- Film poster
- Directed by: Barry Mahon
- Produced by: Barry Mahon Al Barron Steve Broidy Rick Carrier
- Starring: Monica Davis John McKay Daniel Kern Edward Czerniuk Phillip St. George
- Cinematography: Mike Tabb
- Edited by: Alan Smiler
- Production company: Exploit Films
- Distributed by: Joseph Brenner Associates
- Release dates: March 24, 1960 (New Brunswick, New Jersey);
- Running time: 68 min.
- Country: United States
- Language: English

= Rocket Attack U.S.A. =

Rocket Attack U.S.A., also known as Five Minutes to Zero, is a 1958 propaganda espionage/science fiction film produced, directed, and edited by Barry Mahon, who intended to exploit the launching of Sputnik.

==Plot==
American secret agents, John and Tanya, are sent to the USSR after British agents relay information on a Russian plot to bomb America. The duo discover that the Soviets intend launching an ICBM sneak attack against the United States on the night that they arrive. The Russians are using information gathered by Sputnik to plan the attack, and as the American spies' attempt to sabotage one rocket fails, they are shot. And because of this, the Russians now have the reason for launching the missile: Americans are attempting to stop them.

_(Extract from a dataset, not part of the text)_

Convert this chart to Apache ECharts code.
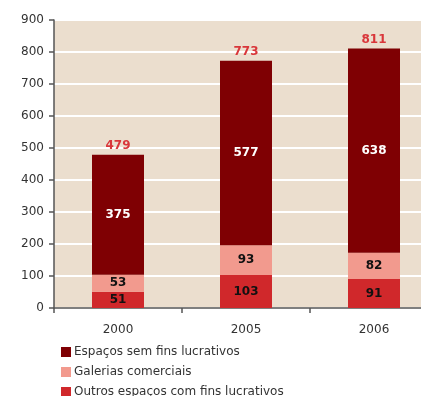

Back in the United States, as the missile closes in, a radio reporter stays on the air to assist those threatened in the emergency as American defense missiles prove too slow to defend the country. The reporter's wife knows this will be his death sentence. As Manhattan is hit and three million are killed, a general bemoans the lack of a functioning ICBM missile defense system. The efforts to strengthen the US defense system were unsuccessful owing to limited funding and effort. The US retaliation is expected to be minimal as the Russian defenses have been properly funded and maintained. The end title begs the audience not to let this be the end.

==Cast==
- John McKay as John Manston
- Monica Davis as Tanya / Tannah
- Daniel Kern
- Edward Czerniuk
- Phillip St. George as General Walker
- Art Metrano as Truck Driver

==Reception==
The Albany Herald stated the movie is so melodramatic and with such hilariously bad dialogue that it has developed a cult following, while The Meridian Record-Journal found that it was among the worst movies produced. In Apocalypse Then, the movie was found to be full of cheapness and histrionics, and despite being a sincere attempt, the movie is padded and some of the special effects are literally cartoons. The Encyclopedia of Science Fiction found the movie of interest only as an example of US paranoia over Communism in the 1950s.

==In popular culture==
It was featured in a 1986 episode of Canned Film Festival as well as a 1990 episode (#205) of Mystery Science Theater 3000, which included the first use of the "stinger."

==Home media==
It was included as part of the Sci-Fi Invasion 50 movie DVD set released by Mill Creek Entertainment as well as the Mystery Science Theater 3000: Volume 27 DVD set.